Injunction in suit barred by res judicator
Injunction when refused
An injunction cannot be granted-
(a) to restrain any person from prosecuting a judicial proceeding pending at the institution of the suit in which the injunction is sought, unless such restraint is necessary to prevent a multiplicity of proceedings;
(b) to restrain any person from instituting or prosecuting any proceeding in a court not subordinate to that from which the injunction is sought;
(c) to restrain any person from applying to any legislative body;
(d) to restrain any person from instituting or prosecuting any proceeding in a criminal matter;
(e) to prevent the breach of a contract the performance of which would not be specifically enforced;
(f) to prevent, on the ground of nuisance, an act of which it is not reasonably clear that it will be a nuisance;
(g) to prevent a continuing breach in which the plaintiff has acquiesced;
(h) when equally efficacious relief can certainly be obtained by any other usual mode of proceeding except in case of breach of trust;
(i) when the conduct of the plaintiff or his agents has been such as to disentitle him to the assistance of the court;
(j) when the plaintiff has no personal interest in the matter.
No interim injunction can be granted when the suit is found prima facie barred by res judicature. However, in some decisions contrary view was taken laying down that at the interlocutory stage the court is only to consider whether triable issues have been raised by the plaintiff and whether there are substantial questions which need be investigated. It is submitted that where there is no doubt about the application of res judicata it cannot be said that the applicant has a prima facie case. On the other hand, when an applicant’s possession had been found in a previous litigation, he may be entitled to an order of injunction on the strength of the previous finding. Similarly, when in a previous litigation A has been found to be the true owner of the disputed property and not B, B cannot obtain an order temporary injunction against A. In view of the earlier decision in writ petition that the plaintiff had no title, his claim for temporary injunction in respect of the suit land is not maintainable.
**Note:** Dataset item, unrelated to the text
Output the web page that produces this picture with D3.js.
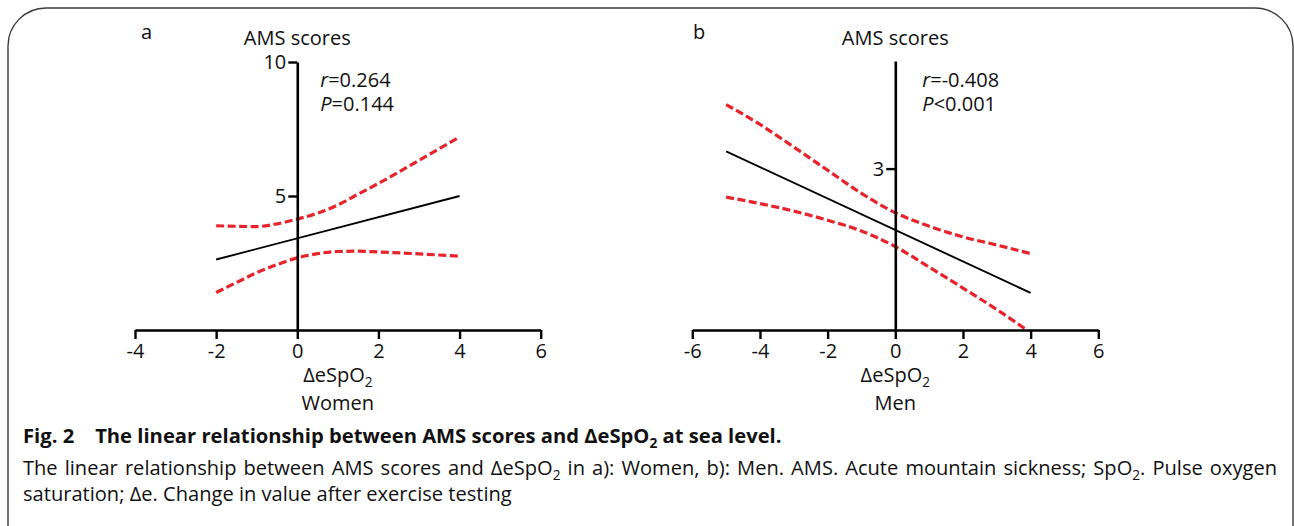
<!DOCTYPE html>
<html><head><meta charset="utf-8">
<script src="https://cdn.jsdelivr.net/npm/d3@7"></script>
<style>
body{margin:0;background:#fff}
svg{display:block}
text{font-family:"Open Sans",sans-serif;fill:#111}
</style>
</head><body>
<svg id="chart" width="1294" height="526"></svg>
<script>
// ---- data ----
const womenXTicks = [-4, -2, 0, 2, 4, 6];
const womenYTicks = [5, 10];
const womenFitX = [-2, 4];
const womenFitY = [2.63, 5.0];
const womenBandX = [-2, -1.5, -1, -0.5, 0, 0.5, 1, 1.5, 2, 3, 4];
const womenUpper = [3.89, 3.87, 3.86, 3.96, 4.14, 4.36, 4.67, 5.07, 5.47, 6.33, 7.2];
const womenLower = [1.40, 1.77, 2.14, 2.44, 2.69, 2.85, 2.93, 2.94, 2.91, 2.84, 2.75];
const womenStats = ["0.264", "=0.144"];

const menXTicks = [-6, -4, -2, 0, 2, 4, 6];
const menYTicks = [3];
const menFitX = [-5, 4];
const menFitY = [3.32, 0.69];
const menBandX = [-5, -4, -3, -2, -1, 0, 1, 2, 3, 4];
const menUpper = [4.19, 3.82, 3.40, 2.97, 2.54, 2.18, 1.93, 1.73, 1.58, 1.42];
const menLower = [2.47, 2.35, 2.21, 2.04, 1.84, 1.55, 1.17, 0.78, 0.38, -0.05];
const menStats = ["-0.408", "<0.001"];

const svg = d3.select("#chart");
const RED = "#e8232b";

// outer rounded frame
svg.append("rect").attr("x", 8).attr("y", 8).attr("width", 1285).attr("height", 570)
  .attr("rx", 38).attr("ry", 38).attr("fill", "none").attr("stroke", "#3a3a3a").attr("stroke-width", 1.4);

function subText(sel, parts) {
  parts.forEach((p, i) => {
    const t = sel.append("tspan").text(p.t);
    if (p.sub) t.attr("font-size", "0.68em").attr("dy", "0.35em");
    else if (i > 0 && parts[i - 1].sub) t.attr("dy", "-0.238em");
    if (p.italic) t.attr("font-style", "italic");
  });
  return sel;
}

function panel(cfg) {
  const x = d3.scaleLinear().domain(cfg.xDomain).range(cfg.xRange);
  const y = d3.scaleLinear().domain(cfg.yDomain).range([330, cfg.yTop]);
  const g = svg.append("g");
  const clipId = "clip" + cfg.letter;
  svg.append("clipPath").attr("id", clipId).append("rect")
    .attr("x", cfg.xRange[0]).attr("y", cfg.yTop - 20)
    .attr("width", cfg.xRange[1] - cfg.xRange[0]).attr("height", 330 - cfg.yTop + 20);

  const band = d3.line().x((d, i) => x(cfg.bandX[i])).y(d => y(d)).curve(d3.curveMonotoneX);
  const fit = d3.line().x((d, i) => x(cfg.fitX[i])).y(d => y(d));
  const plot = g.append("g").attr("clip-path", `url(#${clipId})`);
  [cfg.upper, cfg.lower].forEach(arr => {
    plot.append("path").attr("d", band(arr)).attr("fill", "none")
      .attr("stroke", RED).attr("stroke-width", 3.2).attr("stroke-dasharray", "8,3.5");
  });
  plot.append("path").attr("d", fit(cfg.fitY)).attr("fill", "none")
    .attr("stroke", "#000").attr("stroke-width", 1.9);

  const xAxis = g.append("g").attr("transform", `translate(0,${y(0)})`)
    .call(d3.axisBottom(x).tickValues(cfg.xTicks).tickSize(9).tickPadding(5).tickSizeOuter(0).tickFormat(d => String(d)));
  const yAxis = g.append("g").attr("transform", `translate(${x(0)},0)`)
    .call(d3.axisLeft(y).tickValues(cfg.yTicks).tickSize(9).tickPadding(2).tickSizeOuter(0).tickFormat(d => String(d)));
  [xAxis, yAxis].forEach(a => {
    a.select(".domain").attr("stroke", "#000").attr("stroke-width", 2.6);
    a.selectAll(".tick line").attr("stroke", "#000").attr("stroke-width", 2.4);
    a.selectAll(".tick text").attr("font-size", 20).attr("font-family", "Open Sans").attr("fill", "#111");
  });

  // titles
  g.append("text").attr("x", cfg.letterX).attr("y", 39).attr("font-size", 20).text(cfg.letter);
  g.append("text").attr("x", x(0)).attr("y", 45).attr("text-anchor", "middle").attr("font-size", 20).text("AMS scores");
  const cx = (cfg.xRange[0] + cfg.xRange[1]) / 2;
  subText(g.append("text").attr("x", cx).attr("y", 382).attr("text-anchor", "middle").attr("font-size", 20),
    [{t: "\u0394eSpO"}, {t: "2", sub: true}]);
  g.append("text").attr("x", cx).attr("y", 410).attr("text-anchor", "middle").attr("font-size", 20).text(cfg.group);

  subText(g.append("text").attr("x", x(0) + cfg.statDx).attr("y", 87).attr("font-size", 20),
    [{t: "r", italic: true}, {t: "=" + cfg.stats[0]}]);
  subText(g.append("text").attr("x", x(0) + cfg.statDx).attr("y", 111).attr("font-size", 20),
    [{t: "P", italic: true}, {t: cfg.stats[1]}]);
}

panel({letter: "a", letterX: 141, group: "Women", xDomain: [-4, 6], xRange: [135, 540.7], yDomain: [0, 10], yTop: 62,
  xTicks: womenXTicks, yTicks: womenYTicks, fitX: womenFitX, fitY: womenFitY, bandX: womenBandX,
  upper: womenUpper, lower: womenLower, stats: womenStats, statDx: 23});
panel({letter: "b", letterX: 693, group: "Men", xDomain: [-6, 6], xRange: [692.3, 1098.3], yDomain: [0, 5], yTop: 61,
  xTicks: menXTicks, yTicks: menYTicks, fitX: menFitX, fitY: menFitY, bandX: menBandX,
  upper: menUpper, lower: menLower, stats: menStats, statDx: 27});

// caption
const cap = svg.append("g");
const t1 = subText(cap.append("text").attr("x", 23).attr("y", 443).attr("font-size", 20).attr("font-weight", "bold"),
  [{t: "Fig. 2\u00a0\u00a0\u00a0 The linear relationship between AMS scores and \u0394eSpO"}, {t: "2", sub: true}, {t: " at sea level."}]);
const t3 = cap.append("text").attr("x", 23).attr("y", 501).attr("font-size", 19)
  .text("saturation; \u0394e. Change in value after exercise testing");
const t2 = subText(cap.append("text").attr("x", 23).attr("y", 475).attr("font-size", 19),
  [{t: "The linear relationship between AMS scores and \u0394eSpO"}, {t: "2", sub: true},
   {t: " in a): Women, b): Men. AMS. Acute mountain sickness; SpO"}, {t: "2", sub: true}, {t: ". Pulse oxygen"}]);

function fitWidth(sel, target) {
  const w = sel.node().getComputedTextLength();
  const fs = parseFloat(sel.attr("font-size"));
  sel.attr("font-size", (fs * target / w).toFixed(2));
}
fitWidth(t1, 759);
fitWidth(t3, 489);
t2.attr("font-size", t3.attr("font-size"));
const nat = t2.node().getComputedTextLength();
const spaces = (t2.text().match(/ /g) || []).length;
t2.attr("word-spacing", ((1277 - 23 - nat) / spaces).toFixed(3));
</script>
</body></html>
Question of maintainability of suit in an application for temporary injunction
It has been held that the court is not required to look into maintainability of suit at the time of hearing injunction matter; it is to be decided after filing of the written statement and framing issue on the point. In another case, the same view has been taken that maintainability of a suit should not be gone into at the interlocutory stage particularly when there will be necessity of evidence at the trial of the suit for correctly deciding the issue. It is submitted that the principle is too broadly stated. It is true that the question of maintainability will have to be deferred when further evidence is required to decide the issue, but there may be cases where on the very face of it the suit is not maintainable and there cannot be any question of issuing temporary injunction. A plaintiff cannot have a prima facie case where the suit is ex facie not maintainable.
Effect of admission
In deciding an application for temporary injunction admission made by a party in an earlier proceeding may be taken in its face value and if such admission demolishes the case of the applicant, temporary injunction cannot be granted. Where the plaintiff has on his own showing made a transfer of the land before completion of his own settlement, he having parted with the land cannot get an order of temporary injunction to protect his alleged possession.